[Source data]
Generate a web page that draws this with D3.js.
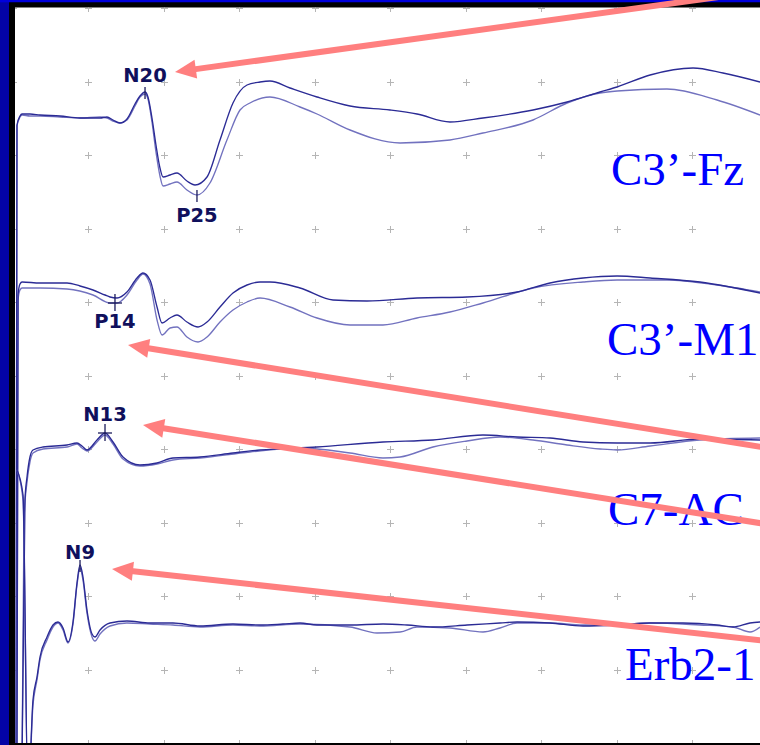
<!DOCTYPE html>
<html><head><meta charset="utf-8">
<script src="https://cdn.jsdelivr.net/npm/d3@7"></script>
<style>html,body{margin:0;padding:0;background:#fff;overflow:hidden}</style>
</head><body><svg id="c" width="760" height="745"></svg>
<script>
// ---------- DATA ----------
const channels = ["C3’-Fz", "C3’-M1", "C7-AC", "Erb2-1"];
const timeTicksMs = [0,10,20,30,40,50,60,70,80,90,100];
const ampRows = [0,1,2,3,4,5,6,7,8,9,10];

// [time ms, amplitude µV] — two superimposed averages per channel
const c3fzA = [[0.45,-64.4],[0.58,-0.9],[0.98,0],[1.25,0.2],[2.3,0.2],[3.63,0.1],[6.28,0],[8.93,-0.2],[11.58,-0.2],[12.5,-0.1],[13.3,-0.4],[14.22,-0.7],[15.15,-0.3],[16.21,1.2],[16.87,2.0],[17.54,2.4],[17.93,1.9],[18.46,-0.2],[18.99,-2.9],[19.52,-5.2],[19.92,-6.1],[20.85,-5.9],[21.77,-5.7],[23.09,-6.5],[24.16,-6.9],[25.75,-6.1],[27.47,-2.4],[29.19,1.3],[31.05,3.1],[32.77,3.4],[34.09,3.5],[36.74,2.8],[40.32,1.9],[44.69,1.0],[49.99,0.6],[53.56,0.2],[57.93,-0.6],[62.3,-0.2],[68.93,0.6],[73.44,1.4],[77.81,2.4],[80.07,2.9],[84.44,4.1],[90.12,4.8],[94.09,4.3],[99.0,3.4]];
const c3fzB = [[0.45,-64.4],[0.58,-1.0],[0.98,-0.1],[1.25,0.1],[2.3,0],[3.63,0],[6.28,-0.1],[8.93,-0.2],[11.58,-0.1],[12.5,-0.2],[13.3,-0.5],[14.22,-0.7],[15.15,-0.4],[16.21,1.0],[16.87,1.9],[17.54,2.2],[17.93,1.7],[18.46,-0.6],[18.99,-3.6],[19.52,-6.0],[19.92,-7.0],[20.85,-6.8],[21.77,-6.6],[23.09,-7.4],[24.42,-7.9],[26.14,-6.7],[28.39,-2.4],[30.12,0.6],[31.44,1.3],[34.09,1.9],[38.07,0.9],[40.32,0.2],[44.69,-1.4],[51.32,-2.7],[57.93,-2.4],[62.3,-1.7],[68.93,-0.4],[73.44,1.3],[77.81,2.3],[80.07,2.5],[86.67,2.7],[93.3,1.6],[99.0,0.1]];
const c3m1A = [[0.58,-47.5],[0.72,-1.0],[0.98,0.1],[1.25,0.3],[3.63,0.2],[7.21,0.2],[8.93,-0.1],[10.65,-0.5],[12.24,-1.0],[12.9,-1.2],[13.83,-1.3],[15.15,-0.7],[16.48,0.7],[17.27,1.2],[18.2,0.5],[19.13,-2.2],[19.79,-3.8],[20.85,-3.3],[21.77,-3.0],[23.09,-3.7],[24.56,-4.2],[25.75,-3.7],[27.47,-2.2],[29.19,-0.8],[31.05,0],[32.77,0.3],[34.09,0.3],[38.07,-0.3],[42.44,-1.5],[46.94,-1.6],[53.56,-1.3],[60.19,-1.2],[66.81,-0.7],[71.18,0.2],[75.56,0.7],[80.07,0.9],[84.44,0.7],[91.04,0.3],[99.0,-0.8]];
const c3m1B = [[0.58,-47.5],[0.72,-1.5],[0.98,-0.5],[1.25,-0.3],[3.63,-0.3],[7.21,-0.4],[10.65,-1.0],[12.9,-1.8],[13.83,-1.8],[15.15,-1.0],[16.48,0.5],[17.27,1.1],[18.2,0.1],[19.13,-3.5],[19.79,-5.0],[20.85,-4.3],[21.77,-4.2],[23.09,-5.2],[24.56,-5.7],[25.75,-5.2],[27.47,-3.7],[29.19,-2.5],[31.05,-1.7],[32.77,-1.3],[36.74,-2.2],[40.32,-3.3],[44.69,-4.0],[49.06,-4.0],[53.56,-3.3],[57.93,-2.7],[62.3,-1.8],[68.93,-0.3],[75.56,0.3],[80.07,0.5],[86.67,0.5],[93.3,0],[99.0,-0.7]];
const c7acA = [[1.25,-31.3],[1.64,-5.3],[1.91,-3.0],[2.3,-1.0],[2.7,-0.3],[4.03,0],[7.21,0.2],[8.53,0.4],[9.19,0.1],[9.85,-0.3],[11.18,0.7],[12.24,1.4],[13.3,0.5],[14.62,-1.0],[16.87,-1.8],[19.13,-1.6],[21.24,-1.1],[24.82,-1.0],[29.19,-0.6],[32.77,-0.3],[40.32,0],[49.06,0.5],[55.68,0.7],[62.3,1.2],[66.81,1.0],[71.18,0.9],[75.56,0.5],[80.07,0.4],[84.44,0.4],[91.04,0.8],[99.0,0.7]];
const c7acB = [[1.25,-31.3],[1.51,-7.3],[1.91,-3.5],[2.3,-1.5],[2.7,-0.6],[4.03,-0.2],[7.21,0],[8.53,0.3],[9.19,-0.1],[9.85,-0.4],[11.18,0.5],[12.24,1.2],[13.3,0.3],[14.62,-1.2],[16.87,-1.9],[19.13,-1.7],[21.24,-1.3],[24.82,-1.1],[31.44,-0.5],[38.07,-0.1],[44.69,-0.6],[49.06,-1.1],[51.32,-1.0],[55.68,0],[60.19,0.6],[64.56,1.0],[68.93,0.7],[73.44,0.2],[77.81,-0.2],[80.07,-0.3],[84.44,0.1],[91.04,0.7],[99.0,0.9]];
const erbA = [[0.58,15.4],[1.38,12.9],[2.04,-17.6],[2.7,-7.6],[3.23,-5.3],[3.63,-3.3],[4.56,-1.3],[5.35,-0.1],[6.01,0.2],[6.68,-0.4],[7.34,-1.8],[8.0,0.2],[8.53,4.1],[8.93,5.9],[9.32,4.7],[9.85,1.4],[10.52,-1.0],[10.91,-1.3],[11.58,-0.6],[12.9,0.1],[15.15,0.3],[18.2,0.1],[21.24,0.1],[24.82,-0.2],[29.19,0],[32.77,-0.1],[35.81,0],[38.07,0.1],[40.32,-0.1],[44.69,-0.1],[49.06,0],[52.24,-0.1],[55.68,-0.3],[60.19,-0.1],[64.56,0.1],[66.81,0.2],[71.18,0.1],[75.56,-0.2],[80.07,-0.1],[84.44,0.1],[88.79,0.1],[93.3,-0.1],[95.42,-0.3],[97.67,0.1],[99.0,0.2]];
const erbB = [[0.58,15.4],[1.38,12.4],[2.04,-17.6],[2.7,-8.1],[3.23,-5.6],[3.63,-3.6],[4.56,-1.6],[5.35,-0.3],[6.01,0.1],[6.68,-0.6],[7.34,-1.9],[8.0,0],[8.53,3.9],[8.93,5.6],[9.32,4.4],[9.85,1.1],[10.52,-1.3],[10.91,-1.7],[11.58,-1.0],[12.9,-0.2],[15.15,0.1],[18.2,0],[21.24,-0.1],[24.82,-0.3],[29.19,-0.1],[32.77,-0.2],[38.07,0],[44.69,-0.3],[48.26,-0.9],[51.32,-0.8],[53.56,-0.3],[57.93,-0.4],[62.3,-0.8],[64.56,-0.4],[66.81,0.1],[71.18,0.1],[75.56,-0.1],[80.07,-0.1],[84.44,0.1],[91.04,-0.1],[95.42,-0.3],[97.67,-0.8],[99.0,-0.3]];

const peakNames   = ["N20","P25","P14","N13","N9"];
const peakChannel = [0, 0, 1, 2, 3];
const peakTimeMs  = [17.54, 24.42, 13.56, 12.24, 8.93];
const peakAmpUv   = [2.4, -7.9, -1.8, 1.4, 5.9];
const peakMark    = ["tick","tick","cross","cross","tick"];
const arrowPeaks  = ["N20","P14","N13","N9"];

// ---------- LAYOUT ----------
const W = 760, H = 745;
const plot = {x0: 15, y0: 7.5, x1: 760, y1: 743};
const chBase = [116, 285, 447, 624];
const chLabelPos = [[611, 185], [607, 355], [608, 525], [625, 680]];
const traceColors = ["#2b2b95", "#7272bf"];
const labelDy = {N20: -10, P25: 27, P14: 25, N13: -12, N9: -6};
const arrowCfg = {
  N20: {dx: 30, dy: -20, slope: -0.138},
  P14: {dx: 13, dy: 42, slope: 0.161},
  N13: {dx: 38, dy: -8, slope: 0.159},
  N9:  {dx: 32, dy: 4, slope: 0.11}
};

const svg = d3.select("#c");
const x = d3.scaleLinear().domain([0, 100]).range([12.6, 767.6]);
const gy = d3.scaleLinear().domain([0, 10]).range([8, 743]);
const yCh = chBase.map(b => d3.scaleLinear().domain([-10, 10]).range([b + 100, b - 100]));

// frame
svg.append("rect").attr("width", W).attr("height", H).attr("fill", "#0303a6");
svg.append("rect").attr("x", 0).attr("y", 0).attr("width", W).attr("height", 2.3).attr("fill", "#0000dc");
svg.append("rect").attr("x", 9).attr("y", 2.3).attr("width", W - 9).attr("height", H - 2.3).attr("fill", "#000");
svg.append("rect").attr("x", plot.x0).attr("y", plot.y0).attr("width", plot.x1 - plot.x0).attr("height", plot.y1 - plot.y0).attr("fill", "#fff");

svg.append("clipPath").attr("id", "clip").append("rect")
  .attr("x", plot.x0).attr("y", plot.y0).attr("width", plot.x1 - plot.x0).attr("height", plot.y1 - plot.y0);
const g = svg.append("g").attr("clip-path", "url(#clip)");

// grid crosses
const grid = g.append("g").attr("stroke", "#b5b5b5").attr("stroke-width", 1);
timeTicksMs.forEach(t => ampRows.forEach(r => {
  const cx = Math.round(x(t)) + 0.5, cy = Math.round(gy(r)) + 0.5;
  grid.append("line").attr("x1", cx - 3.5).attr("x2", cx + 3.5).attr("y1", cy).attr("y2", cy);
  grid.append("line").attr("x1", cx).attr("x2", cx).attr("y1", cy - 3.5).attr("y2", cy + 3.5);
}));

// traces
const traces = [[c3fzA, c3fzB], [c3m1A, c3m1B], [c7acA, c7acB], [erbA, erbB]];
traces.forEach((pair, ci) => {
  const line = d3.line().x(d => x(d[0])).y(d => yCh[ci](d[1])).curve(d3.curveMonotoneX);
  [1, 0].forEach(k => {
    g.append("path").datum(pair[k]).attr("d", line)
      .attr("fill", "none").attr("stroke", traceColors[k]).attr("stroke-width", 1.35)
      .attr("stroke-linejoin", "round");
  });
});

// channel labels
channels.forEach((name, ci) => {
  svg.append("text").attr("x", chLabelPos[ci][0]).attr("y", chLabelPos[ci][1])
    .attr("font-family", "'Liberation Serif', 'Times New Roman', serif")
    .attr("font-size", 47).attr("fill", "#0000ff").text(name);
});

// peak markers + labels
const peakPos = {};
peakNames.forEach((name, i) => {
  const px = x(peakTimeMs[i]), py = yCh[peakChannel[i]](peakAmpUv[i]);
  peakPos[name] = [px, py];
  const m = svg.append("g").attr("stroke", "#1c1c5c").attr("stroke-width", 1.3);
  if (peakMark[i] === "tick") {
    m.append("line").attr("x1", px).attr("x2", px).attr("y1", py - 5).attr("y2", py + 7);
  } else {
    m.append("line").attr("x1", px).attr("x2", px).attr("y1", py - 9).attr("y2", py + 8);
    m.append("line").attr("x1", px - 7).attr("x2", px + 7).attr("y1", py).attr("y2", py);
  }
  svg.append("text").attr("x", px).attr("y", py + labelDy[name])
    .attr("text-anchor", "middle").attr("font-family", "'DejaVu Sans', Verdana, sans-serif")
    .attr("font-weight", "bold").attr("font-size", 19.5).attr("fill", "#10105c").text(name);
});

// annotation arrows
arrowPeaks.forEach(name => {
  const c = arrowCfg[name];
  const tx = peakPos[name][0] + c.dx, ty = peakPos[name][1] + c.dy;
  const ex = 800, ey = ty + c.slope * (ex - tx);
  const len = Math.hypot(ex - tx, ey - ty), ux = (ex - tx) / len, uy = (ey - ty) / len;
  const L = 21, Wd = 9.5;
  const bx = tx + ux * L, by = ty + uy * L;
  svg.append("line").attr("x1", bx - ux * 2).attr("y1", by - uy * 2).attr("x2", ex).attr("y2", ey)
    .attr("stroke", "#ff7f7f").attr("stroke-width", 6);
  svg.append("polygon").attr("points", [[tx, ty], [bx - uy * Wd, by + ux * Wd], [bx + uy * Wd, by - ux * Wd]].map(p => p.join(",")).join(" "))
    .attr("fill", "#ff7f7f");
});
</script></body></html>
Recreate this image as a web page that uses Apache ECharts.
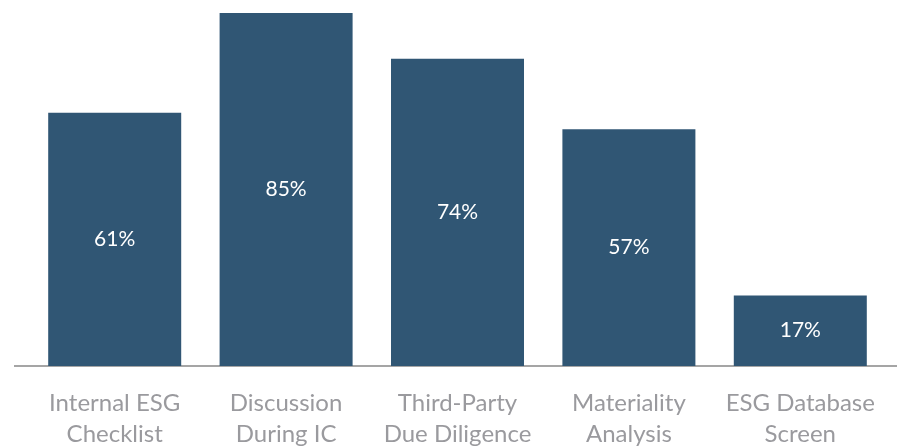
<!DOCTYPE html>
<html>
<head>
<meta charset="utf-8">
<script src="https://cdn.jsdelivr.net/npm/echarts@6/dist/echarts.min.js"></script>
<style>
  html, body { margin: 0; padding: 0; background: #fff; }
  #chart { width: 897px; height: 448px; }
</style>
</head>
<body>
<div id="chart"></div>
<script>
// data
const categories = [
  'Internal ESG\nChecklist',
  'Discussion\nDuring IC',
  'Third-Party\nDue Diligence',
  'Materiality\nAnalysis',
  'ESG Database\nScreen'
]
const shares = [61, 85, 74, 57, 17]

const chart = echarts.init(document.getElementById('chart'))
const option = {
  animation: false,
  grid: { left: 29, right: 11, top: 13, bottom: 82, outerBoundsMode: 'none', containLabel: false },
  xAxis: {
    type: 'category',
    data: categories,
    axisLine: { show: false },
    axisTick: { show: false },
    axisLabel: {
      interval: 0,
      color: '#9a9a9e',
      fontFamily: 'Lato',
      fontSize: 24,
      lineHeight: 31,
      margin: 22
    }
  },
  yAxis: {
    type: 'value',
    min: 0,
    max: 85,
    show: false
  },
  series: [{
    type: 'bar',
    data: shares,
    barWidth: 133,
    itemStyle: { color: '#305674' },
    label: {
      show: true,
      position: 'inside',
      formatter: '{c}%',
      color: '#fff',
      fontFamily: 'Lato',
      fontSize: 21
    }
  }],
  graphic: [{
    type: 'line',
    shape: { x1: 14, y1: 366, x2: 897, y2: 366 },
    style: { stroke: '#a5a5a5', lineWidth: 2 },
    z: 0
  }]
}
chart.setOption(option)
</script>
</body>
</html>
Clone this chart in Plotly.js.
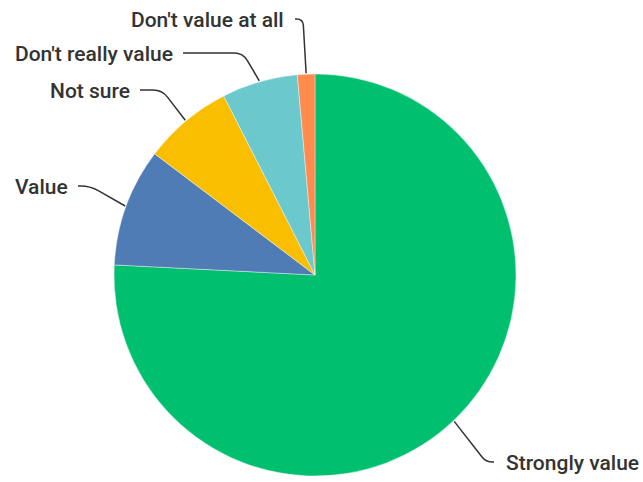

Given exercise
Give back exactly the lines from the first line of the data through the line with "const ampRows = [0,1,2,3,4,5,6,7,8,9,10];", pictures excluded.

Solution to this exercise
Generate a web page that draws this with D3.js.
<!DOCTYPE html>
<html><head><meta charset="utf-8">
<script src="https://cdn.jsdelivr.net/npm/d3@7"></script>
<style>html,body{margin:0;padding:0;background:#fff;overflow:hidden}</style>
</head><body><svg id="c" width="760" height="745"></svg>
<script>
// ---------- DATA ----------
const channels = ["C3’-Fz", "C3’-M1", "C7-AC", "Erb2-1"];
const timeTicksMs = [0,10,20,30,40,50,60,70,80,90,100];
const ampRows = [0,1,2,3,4,5,6,7,8,9,10];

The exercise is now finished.